=== WHAT YOU HAVE TO DO ===
Transcribe every line from the top down to the line with "const ticksCXCL = [0,5,10,15];", both ends included, but not the pictures.

=== INFORMATION SUPPLIED ===
»»

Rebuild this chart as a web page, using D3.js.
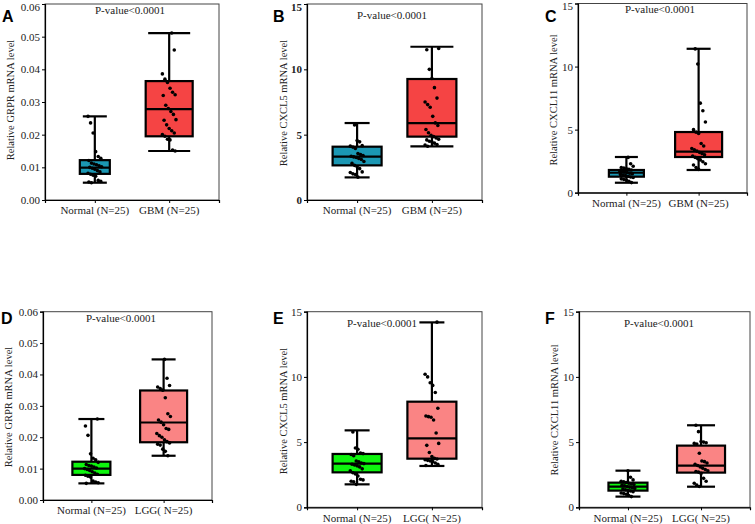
<!DOCTYPE html>
<html><head><meta charset="utf-8">
<script src="https://cdn.jsdelivr.net/npm/d3@7"></script>
<style>body{margin:0;background:#fff}svg{display:block}</style>
</head><body><svg id="c" width="755" height="524"></svg>
<script>
// ---------- data ----------
const panelLetters = ["A","B","C","D","E","F"];
const genes = ["GRPR","CXCL5","CXCL11","GRPR","CXCL5","CXCL11"];
const groupLabelsGBM = ["Normal (N=25)","GBM (N=25)"];
const groupLabelsLGG = ["Normal (N=25)","LGG( N=25)"];
const pValueText = "P-value<0.0001";
const ticksGRPR = [0,0.01,0.02,0.03,0.04,0.05,0.06];
const ticksCXCL = [0,5,10,15];

// box stats: [min, q1, median, q3, max]
const statsA = [[0.0053,0.0080,0.0099,0.0122,0.0256],[0.0150,0.0195,0.0278,0.0364,0.0511]];
const statsB = [[1.73,2.65,3.32,4.08,5.89],[4.11,4.85,5.89,9.26,11.73]];
const statsC = [[0.79,1.27,1.58,1.80,2.83],[1.80,2.83,3.25,4.81,11.41]];
const statsD = [[0.0053,0.0080,0.0100,0.0122,0.0258],[0.0141,0.0184,0.0247,0.0349,0.0448]];
const statsE = [[1.76,2.68,3.35,4.09,5.90],[3.17,3.73,5.29,8.10,14.18]];
const statsF = [[0.82,1.28,1.58,1.89,2.81],[1.58,2.66,3.19,4.73,6.29]];

const ptsA_normal = [0.0256,0.0236,0.0205,0.0148,0.0133,0.0128,0.0121,0.0113,0.0110,0.0108,0.0105,0.0102,0.0100,0.0097,0.0094,0.0090,0.0086,0.0082,0.0079,0.0076,0.0073,0.0060,0.0057,0.0055,0.0053];
const ptsA_tumor = [0.0511,0.0459,0.0386,0.0370,0.0360,0.0342,0.0330,0.0322,0.0320,0.0290,0.0280,0.0271,0.0262,0.0246,0.0244,0.0230,0.0219,0.0212,0.0205,0.0200,0.0195,0.0186,0.0184,0.0153,0.0150];
const ptsB_normal = [5.74,4.55,4.45,4.16,4.12,4.05,3.95,3.55,3.48,3.40,3.35,3.30,3.25,3.18,3.10,2.95,2.80,2.65,2.55,2.40,2.15,2.10,2.00,1.95,1.75];
const ptsB_tumor = [11.6,11.5,10.0,9.3,8.6,7.8,7.5,7.3,7.1,6.4,5.9,5.7,5.4,5.15,4.95,4.85,4.75,4.65,4.6,4.5,4.45,4.35,4.25,4.2,4.11];
const ptsC_normal = [2.8,2.3,2.1,2.0,1.95,1.9,1.85,1.8,1.75,1.7,1.65,1.6,1.55,1.5,1.45,1.4,1.35,1.3,1.25,1.2,1.1,1.05,1.0,0.9,0.8];
const ptsC_tumor = [11.4,10.2,7.1,6.5,5.6,5.0,4.8,4.7,3.9,3.7,3.5,3.4,3.3,3.2,3.1,3.0,2.9,2.8,2.7,2.6,2.45,2.3,2.2,2.0,1.85];
const ptsD_normal = [0.0258,0.0236,0.0206,0.0147,0.0133,0.0128,0.0120,0.0113,0.0110,0.0108,0.0105,0.0102,0.0100,0.0097,0.0094,0.0090,0.0086,0.0082,0.0079,0.0076,0.0073,0.0060,0.0057,0.0055,0.0053];
const ptsD_tumor = [0.0448,0.0388,0.0365,0.0360,0.0355,0.0350,0.0326,0.0275,0.0266,0.0255,0.0248,0.0240,0.0228,0.0225,0.0212,0.0205,0.0200,0.0192,0.0186,0.0182,0.0178,0.0175,0.0162,0.0155,0.0141];
const ptsE_normal = [5.78,4.55,4.45,4.16,4.12,4.05,3.95,3.55,3.48,3.40,3.35,3.30,3.25,3.18,3.10,2.95,2.80,2.65,2.55,2.40,2.15,2.10,2.00,1.95,1.76];
const ptsE_tumor = [14.2,10.2,10.0,9.55,9.35,8.8,7.6,7.0,6.95,6.9,6.7,5.7,4.9,4.75,4.2,3.9,3.75,3.7,3.65,3.6,3.55,3.5,3.4,3.3,3.2];
const ptsF_normal = [2.8,2.3,2.1,2.0,1.95,1.9,1.85,1.8,1.75,1.7,1.65,1.6,1.55,1.5,1.45,1.4,1.35,1.3,1.25,1.2,1.1,1.05,1.0,0.9,0.82];
const ptsF_tumor = [6.29,5.8,5.05,5.0,4.95,4.9,4.85,4.14,3.55,3.5,3.4,3.3,3.2,3.1,3.0,2.9,2.8,2.75,2.7,2.6,2.22,2.0,1.85,1.7,1.6];

// ---------- layout / style ----------
const colNormalGBM = "#1b97b3", colGBM = "#f54444", colNormalLGG = "#0ef50e", colLGG = "#fa8484";
const panels = [
  {stats:statsA, pts:[ptsA_normal,ptsA_tumor], labels:groupLabelsGBM, ticks:ticksGRPR, fmt:".2f", bold:false,
   x0:45,x1:219,y0:4,y1:200, boxW:[30,47], capW:[24,42], cols:[colNormalGBM,colGBM],
   letter:[2,22], ylab:[10,100], pv:[130,14], xlabY:214},
  {stats:statsB, pts:[ptsB_normal,ptsB_tumor], labels:groupLabelsGBM, ticks:ticksCXCL, fmt:"d", bold:true,
   x0:307,x1:482,y0:4,y1:200, boxW:[49,49], capW:[25,43], cols:[colNormalGBM,colGBM],
   letter:[273,22], ylab:[283,103], pv:[392,19], xlabY:214},
  {stats:statsC, pts:[ptsC_normal,ptsC_tumor], labels:groupLabelsGBM, ticks:ticksCXCL, fmt:"d", bold:false,
   x0:578,x1:747,y0:3.5,y1:192.7, boxW:[35,47], capW:[23,24], cols:[colNormalGBM,colGBM],
   letter:[545,22], ylab:[553,100], pv:[660,13], xlabY:207},
  {stats:statsD, pts:[ptsD_normal,ptsD_tumor], labels:groupLabelsLGG, ticks:ticksGRPR, fmt:".2f", bold:false,
   x0:43,x1:212,y0:311.7,y1:500, boxW:[38,47], capW:[26,24], cols:[colNormalLGG,colLGG],
   letter:[1,324], ylab:[8,407], pv:[121,322], xlabY:514},
  {stats:statsE, pts:[ptsE_normal,ptsE_tumor], labels:groupLabelsLGG, ticks:ticksCXCL, fmt:"d", bold:false,
   x0:307,x1:482,y0:311.7,y1:507.3, boxW:[49,49], capW:[25,25], cols:[colNormalLGG,colLGG],
   letter:[273,324], ylab:[283,411], pv:[382,327], xlabY:522},
  {stats:statsF, pts:[ptsF_normal,ptsF_tumor], labels:groupLabelsLGG, ticks:ticksCXCL, fmt:"d", bold:false,
   x0:579,x1:750,y0:311.7,y1:507.3, boxW:[39,48], capW:[25,28], cols:[colNormalLGG,colLGG],
   letter:[545,324], ylab:[554,410], pv:[659,327], xlabY:522}
];

const svg = d3.select("#c");
svg.append("rect").attr("width",755).attr("height",524).attr("fill","#fff");
const serif = "'Liberation Serif','Times New Roman',serif";

panels.forEach((p,pi)=>{
  const g = svg.append("g");
  const y = d3.scaleLinear().domain([p.ticks[0], p.ticks[p.ticks.length-1]]).range([p.y1,p.y0]);
  const x = d3.scalePoint().domain(p.labels).range([p.x0,p.x1]).padding(0.67);

  // frame
  g.append("rect").attr("x",p.x0).attr("y",p.y0).attr("width",p.x1-p.x0).attr("height",p.y1-p.y0)
    .attr("fill","none").attr("stroke","#444").attr("stroke-width",1);

  // y axis
  const ya = g.append("g").attr("transform",`translate(${p.x0},0)`)
    .call(d3.axisLeft(y).tickValues(p.ticks).tickSize(3).tickPadding(2).tickFormat(d3.format(p.fmt)));
  ya.select(".domain").attr("stroke","#000").attr("stroke-width",1.2);
  ya.selectAll("text").attr("font-family",serif).attr("font-size",11).attr("fill","#222")
    .attr("font-weight",p.bold?"bold":"normal");
  // keep the top tick label inside the picture
  ya.selectAll(".tick text").filter(d=>y(d)<8).attr("dy","0.55em");

  // x axis
  const xa = g.append("g").attr("transform",`translate(0,${p.y1})`)
    .call(d3.axisBottom(x).tickSize(3).tickFormat(""));
  xa.select(".domain").attr("stroke","#000").attr("stroke-width",1.2);
  g.selectAll(null).data(p.labels).enter().append("text")
    .attr("x",d=>x(d)).attr("y",p.xlabY).attr("text-anchor","middle")
    .attr("font-family",serif).attr("font-size",11).attr("fill","#222").text(d=>d);

  // boxes
  p.labels.forEach((lab,gi)=>{
    const s = p.stats[gi], cx = x(lab), bw = p.boxW[gi], cw = p.capW[gi];
    const lw = 2.2;
    g.append("line").attr("x1",cx).attr("x2",cx).attr("y1",y(s[4])).attr("y2",y(s[0]))
      .attr("stroke","#000").attr("stroke-width",lw);
    [s[0],s[4]].forEach(v=>g.append("line").attr("x1",cx-cw/2).attr("x2",cx+cw/2)
      .attr("y1",y(v)).attr("y2",y(v)).attr("stroke","#000").attr("stroke-width",lw));
    g.append("rect").attr("x",cx-bw/2).attr("y",y(s[3])).attr("width",bw).attr("height",y(s[1])-y(s[3]))
      .attr("fill",p.cols[gi]).attr("stroke","#000").attr("stroke-width",lw);
    g.append("line").attr("x1",cx-bw/2).attr("x2",cx+bw/2).attr("y1",y(s[2])).attr("y2",y(s[2]))
      .attr("stroke","#000").attr("stroke-width",lw);
    // points with deterministic jitter
    g.selectAll(null).data(p.pts[gi]).enter().append("circle")
      .attr("cx",(d,i)=>cx + (((i*37+gi*11+pi*5)%17)-8)*0.85)
      .attr("cy",d=>y(d)).attr("r",1.8).attr("fill","#000");
  });

  // p-value text
  g.append("text").attr("x",p.pv[0]).attr("y",p.pv[1]).attr("text-anchor","middle")
    .attr("font-family",serif).attr("font-size",11).attr("fill","#222").text(pValueText);

  // y label
  g.append("text").attr("transform",`translate(${p.ylab[0]},${p.ylab[1]}) rotate(-90)`)
    .attr("text-anchor","middle").attr("dominant-baseline","central")
    .attr("font-family",serif).attr("font-size",10.5).attr("fill","#222")
    .text(`Relative ${genes[pi]} mRNA level`);

  // panel letter
  g.append("text").attr("x",p.letter[0]).attr("y",p.letter[1])
    .attr("font-family","'Liberation Sans',Arial,sans-serif").attr("font-weight","bold")
    .attr("font-size",16).attr("fill","#000").text(panelLetters[pi]);
});
</script>
</body></html>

««

=== TASK OUTPUT ===
Rebuild this chart as a web page, using D3.js.
<!DOCTYPE html>
<html><head><meta charset="utf-8">
<script src="https://cdn.jsdelivr.net/npm/d3@7"></script>
<style>body{margin:0;background:#fff}svg{display:block}</style>
</head><body><svg id="c" width="755" height="524"></svg>
<script>
// ---------- data ----------
const panelLetters = ["A","B","C","D","E","F"];
const genes = ["GRPR","CXCL5","CXCL11","GRPR","CXCL5","CXCL11"];
const groupLabelsGBM = ["Normal (N=25)","GBM (N=25)"];
const groupLabelsLGG = ["Normal (N=25)","LGG( N=25)"];
const pValueText = "P-value<0.0001";
const ticksGRPR = [0,0.01,0.02,0.03,0.04,0.05,0.06];
const ticksCXCL = [0,5,10,15];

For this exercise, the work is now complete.